Il fatto si spiega osservando che per Alberto Melloni Papa Francesco sta dalla sua parte, dalla parte di Melloni, dico. E la parte di Melloni - lo si sa almeno da quando pubblicò il libro “Il Vangelo basta” - sostiene che tutto deve essere valutato alla luce del Vangelo. Ma perché, allora, criticare i libro “dei cinque cardinali” i quali propongono proprio di “Permanere nella verità di Cristo” ossia nel Vangelo? E perché vedere questo loro apporto come un desiderio di porre il Papa sotto tutela “come se su questo Papa Francesco avesse bisogno di sorveglianti”? Contro Benedetto XVI Melloni diceva appunto della centralità del Vangelo ma non si era mai posto il problema di porre Papa Benedetto sotto tutela. 

Si capisce allora perché la lettura di questo articolo è interessante. La parte che fa capo a Melloni intende il prossimo Sinodo come aveva inteso il Concilio: come una occasione per compiere dei passi in avanti nella revisione della dottrina. Questa, però, si può cambiare cambiandola direttamente oppure indirettamente cambiando la pastorale. Siccome nessuno osa dire che bisogna cambiare la dottrina, si preferisce battere la seconda via.

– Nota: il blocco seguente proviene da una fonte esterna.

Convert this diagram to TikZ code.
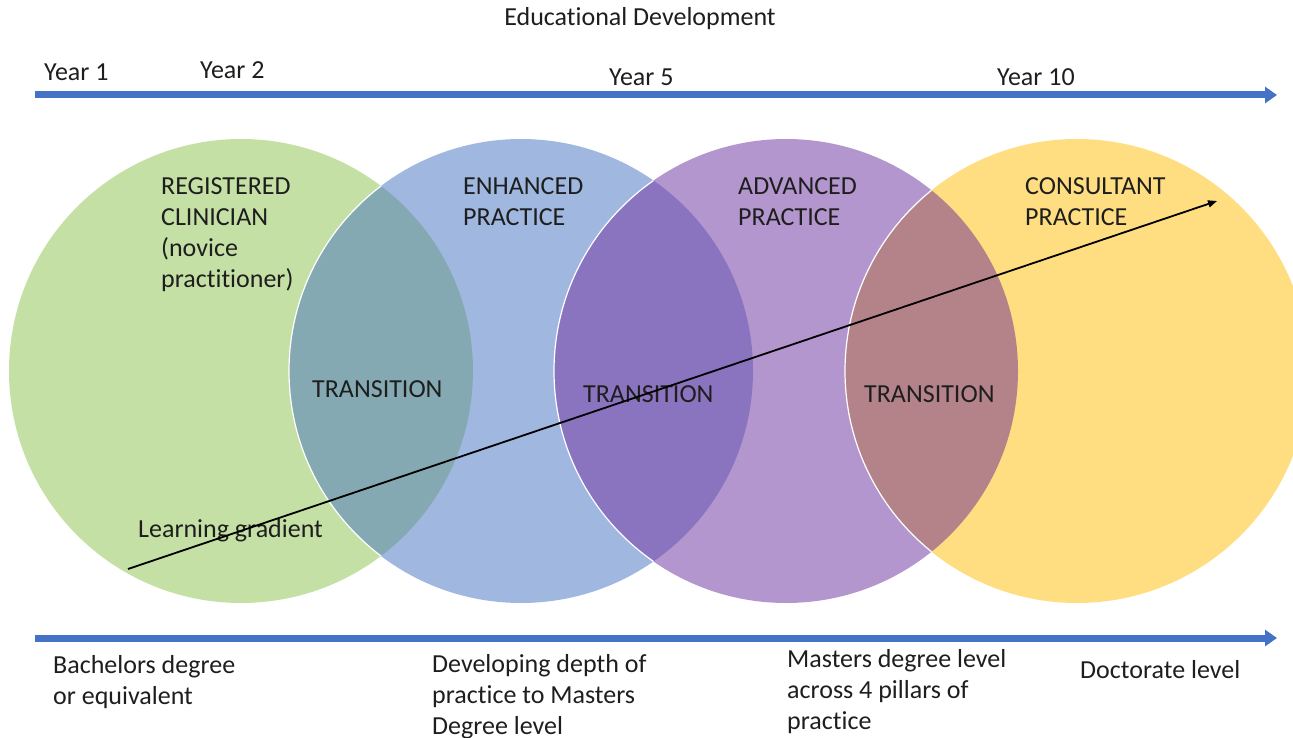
\documentclass[tikz,border=0pt]{standalone}
\usepackage{fontspec}
\setmainfont{Carlito}[Ligatures=NoCommon]
\usetikzlibrary{arrows.meta}
\definecolor{cgreen}{HTML}{C5E0A5}
\definecolor{cblue}{HTML}{A0B8E0}
\definecolor{cpurple}{HTML}{B496CE}
\definecolor{cyellow}{HTML}{FFDE82}
\definecolor{oteal}{HTML}{85A9B2}
\definecolor{oviolet}{HTML}{8A73BF}
\definecolor{omaroon}{HTML}{B38389}
\definecolor{tline}{HTML}{4472C4}
\definecolor{txtcol}{HTML}{1E1E1E}
\newcommand{\mlines}[1]{\begin{tabular}[t]{@{}l@{}}#1\end{tabular}}
\begin{document}
\begin{tikzpicture}[x=1pt,y=-1pt,
  lbl/.style={inner sep=0pt, font=\fontsize{26}{31}\selectfont, text=txtcol},
  lblw/.style={lbl, anchor=base west},
  timeline/.style={draw=tline, line width=7pt, -{Triangle[length=12pt,width=16pt]}},
  gradient/.style={draw=black, line width=1.8pt, -{Triangle[length=9pt,width=7pt]}},
  rim/.style={draw=white, line width=1.2pt}]
\useasboundingbox (0,0) rectangle (1293,738);
\clip (0,0) rectangle (1293,738);
% circle centres
\coordinate (cg) at (241,371);
\coordinate (cb) at (521,371);
\coordinate (cp) at (786,371);
\coordinate (cy) at (1077,371);
% circles
\fill[cgreen] (cg) circle[radius=232pt];
\fill[cblue] (cb) circle[radius=232pt];
\fill[cpurple] (cp) circle[radius=232pt];
\fill[cyellow] (cy) circle[radius=232pt];
% overlaps
\begin{scope}
  \clip (cg) circle[radius=232pt];
  \fill[oteal] (cb) circle[radius=232pt];
  \draw[rim] (cb) circle[radius=232pt];
\end{scope}
\begin{scope}
  \clip (cb) circle[radius=232pt];
  \fill[oviolet] (cp) circle[radius=232pt];
  \draw[rim] (cp) circle[radius=232pt];
\end{scope}
\begin{scope}
  \clip (cp) circle[radius=232pt];
  \fill[omaroon] (cy) circle[radius=232pt];
  \draw[rim] (cy) circle[radius=232pt];
\end{scope}
% timelines
\coordinate (t1s) at (35,95);
\coordinate (t1e) at (1277,95);
\coordinate (t2s) at (35,638);
\coordinate (t2e) at (1277,638);
\draw[timeline] (t1s) -- (t1e);
\draw[timeline] (t2s) -- (t2e);
% titles
\node[lbl, anchor=base] (title) at (640,26) {Educational Development};
\node[lblw] (y1) at (44,81) {Year 1};
\node[lblw] (y2) at (200,79) {Year 2};
\node[lblw] (y5) at (609,86) {Year 5};
\node[lblw] (y10) at (997,86) {Year 10};
% circle labels
\node[lblw] (reg) at (161,195) {\mlines{REGISTERED\\CLINICIAN\\(novice\\practitioner)}};
\node[lblw] (enh) at (463,195) {\mlines{ENHANCED\\PRACTICE}};
\node[lblw] (adv) at (738,195) {\mlines{ADVANCED\\PRACTICE}};
\node[lblw] (con) at (1025,195) {\mlines{CONSULTANT\\PRACTICE}};
\node[lblw] (tr1) at (312,397) {TRANSITION};
\node[lblw] (tr2) at (583,402) {TRANSITION};
\node[lblw] (tr3) at (864,402) {TRANSITION};
\node[lblw] (lg) at (138,537) {Learning gradient};
% learning gradient arrow
\coordinate (gs) at (128,569);
\coordinate (ge) at (1217,201);
\draw[gradient] (gs) -- (ge);
% bottom labels
\node[lblw] (b1) at (53,673) {\mlines{Bachelors degree\\or equivalent}};
\node[lblw] (b2) at (432,672) {\mlines{Developing depth of\\practice to Masters\\Degree level}};
\node[lblw] (b3) at (787,667) {\mlines{Masters degree level\\across 4 pillars of\\practice}};
\node[lblw] (b4) at (1080,678) {Doctorate level};
\end{tikzpicture}
\end{document}
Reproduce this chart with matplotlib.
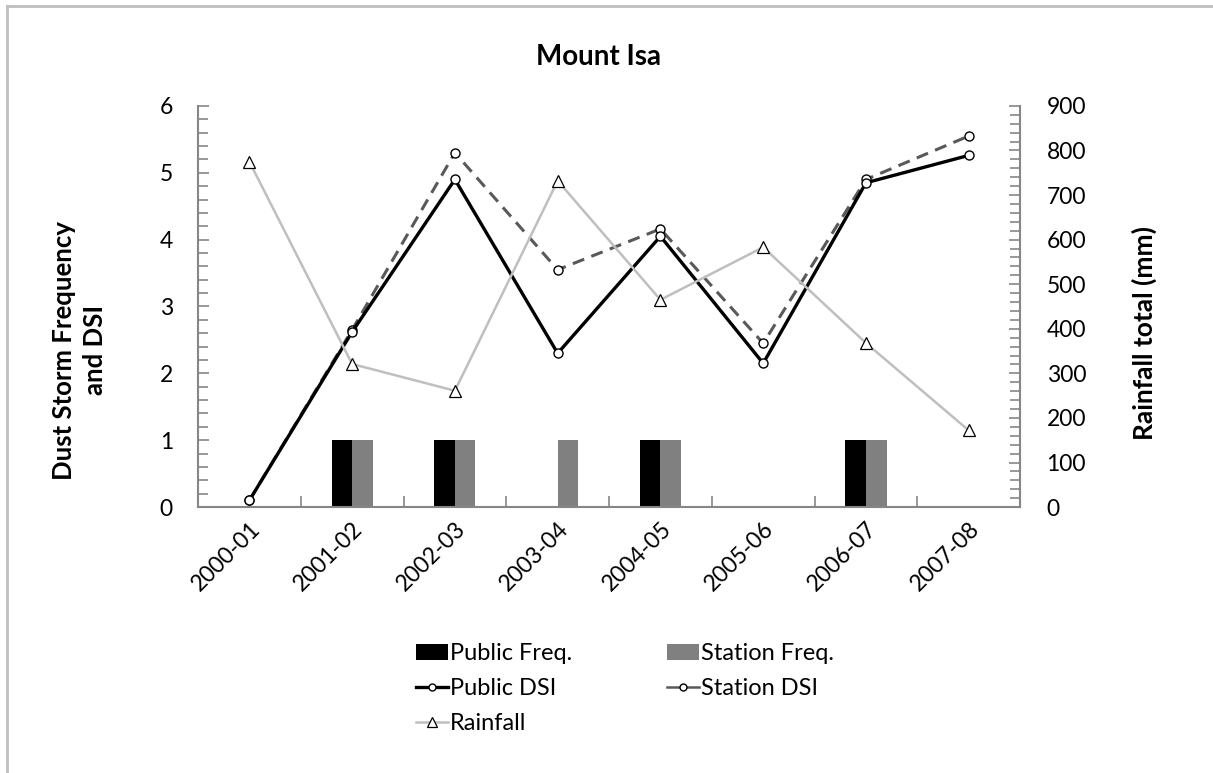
import matplotlib
matplotlib.use("Agg")
import matplotlib.pyplot as plt
import numpy as np
from matplotlib.lines import Line2D
from matplotlib.patches import Patch
from matplotlib.ticker import MultipleLocator, FixedLocator, NullFormatter

plt.rcParams['font.family'] = ['Lato', 'DejaVu Sans']

seasons = ["2000-01", "2001-02", "2002-03", "2003-04",
           "2004-05", "2005-06", "2006-07", "2007-08"]
public_freq = [0, 1, 1, 0, 1, 0, 1, 0]
station_freq = [0, 1, 1, 1, 1, 0, 1, 0]
public_dsi = [0.10, 2.62, 4.90, 2.30, 4.05, 2.15, 4.85, 5.26]
station_dsi = [0.10, 2.65, 5.30, 3.55, 4.16, 2.45, 4.90, 5.55]
rainfall = [775, 321, 261, 732, 465, 583, 368, 172]

spine_col = "#868686"
fs = 16.5

fig = plt.figure(figsize=(12.13, 7.73), dpi=100)
ax = fig.add_axes([0.1632, 0.344, 0.6778, 0.519])
ax2 = ax.twinx()

x = np.arange(len(seasons))
bw = 0.2
ax.bar(x - bw / 2, public_freq, width=bw, color="black", zorder=2)
ax.bar(x + bw / 2, station_freq, width=bw, color="#808080", zorder=2)

ax.plot(x, public_dsi, color="black", lw=2.4, marker="o", ms=6.5,
        mfc="white", mec="black", mew=1.0, zorder=4)
ax.plot(x, station_dsi, color="#595959", lw=2.2, ls=(0, (4, 2.5)), marker="o",
        ms=6.5, mfc="white", mec="black", mew=1.0, zorder=3)
ax2.plot(x, rainfall, color="#BFBFBF", lw=1.8, marker="^", ms=8.5,
         mfc="white", mec="black", mew=0.9, zorder=3)

ax.set_xlim(-0.5, len(seasons) - 0.5)
ax.set_ylim(0, 6)
ax2.set_ylim(0, 900)

ax.yaxis.set_major_locator(MultipleLocator(1))
ax.yaxis.set_minor_locator(MultipleLocator(0.2))
ax2.yaxis.set_major_locator(MultipleLocator(100))
ax2.yaxis.set_minor_locator(MultipleLocator(20))

ax.set_xticks(x)
ax.set_xticklabels(seasons, rotation=45, ha="right", va="top",
                   rotation_mode="anchor", fontsize=fs)
ax.xaxis.set_minor_locator(FixedLocator(np.arange(0.5, len(seasons) - 0.5, 1)))
ax.xaxis.set_minor_formatter(NullFormatter())
ax.tick_params(axis="x", which="major", length=0, pad=8)
ax.tick_params(axis="x", which="minor", direction="in", length=8,
               color=spine_col, width=1.2)

for a in (ax, ax2):
    for s in a.spines.values():
        s.set_visible(False)
ax.spines["left"].set_visible(True)
ax.spines["bottom"].set_visible(True)
ax2.spines["right"].set_visible(True)
for s in (ax.spines["left"], ax.spines["bottom"], ax2.spines["right"]):
    s.set_color(spine_col)
    s.set_linewidth(1.5)

ax.tick_params(axis="y", which="both", direction="in", color=spine_col,
               width=1.2, labelsize=fs, pad=18)
ax.tick_params(axis="y", which="major", length=8)
ax.tick_params(axis="y", which="minor", length=7)
ax2.tick_params(axis="y", which="both", direction="in", color=spine_col,
                width=1.2, labelsize=fs, pad=19)
ax2.tick_params(axis="y", which="major", length=8)
ax2.tick_params(axis="y", which="minor", length=7)

fig.text(0.4935, 0.926, "Mount Isa", ha="center", va="center",
         fontsize=20, fontweight="bold")
fig.text(0.0655, 0.547, "Dust Storm Frequency\nand DSI", ha="center",
         va="center", rotation=90, fontsize=18.5, fontweight="bold",
         linespacing=1.35)
fig.text(0.943, 0.569, "Rainfall total (mm)", ha="center", va="center",
         rotation=90, fontsize=19, fontweight="bold")

handles = [
    Patch(facecolor="black", edgecolor="none"),
    Line2D([], [], color="black", lw=2.4, marker="o", ms=5, mfc="white",
           mec="black", mew=1.0),
    Line2D([], [], color="#BFBFBF", lw=1.8, marker="^", ms=6.5, mfc="white",
           mec="black", mew=0.9),
    Patch(facecolor="#808080", edgecolor="none"),
    Line2D([], [], color="#595959", lw=1.8, marker="o", ms=5, mfc="white",
           mec="black", mew=1.0),
]
labels = ["Public Freq.", "Public DSI", "Rainfall", "Station Freq.", "Station DSI"]
fig.legend(handles, labels, ncol=2, loc="center left",
           bbox_to_anchor=(0.333, 0.109), frameon=False, fontsize=17,
           handlelength=1.35, handletextpad=0.1, columnspacing=4.0,
           labelspacing=0.6, borderpad=0)

# outer chart frame
fig.add_artist(Line2D([0.0055, 1.0], [0.9925, 0.9925], color="#BFBFBF",
                      lw=2, transform=fig.transFigure))
fig.add_artist(Line2D([0.0055, 0.0055], [0.0, 0.9925], color="#BFBFBF",
                      lw=2, transform=fig.transFigure))

fig.savefig("out.png", dpi=100)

Ed è qui che interviene il libro “dei cinque cardinali”, il quale non si limita a ribadire la dottrina – questo lo aveva fatto anche il cardinale Kasper – ma dice di no ad ogni tentativo di cambiare la dottrina tramite l’invenzione di nuovi atteggiamenti pastorali. Non solo no a cambiamenti dottrinali ma anche no a nuove prassi. Quello che la parte di Melloni ha fatto con Giovanni XXIII lo vuol ripetere con Papa Francesco. I cinque cardinali permettendo.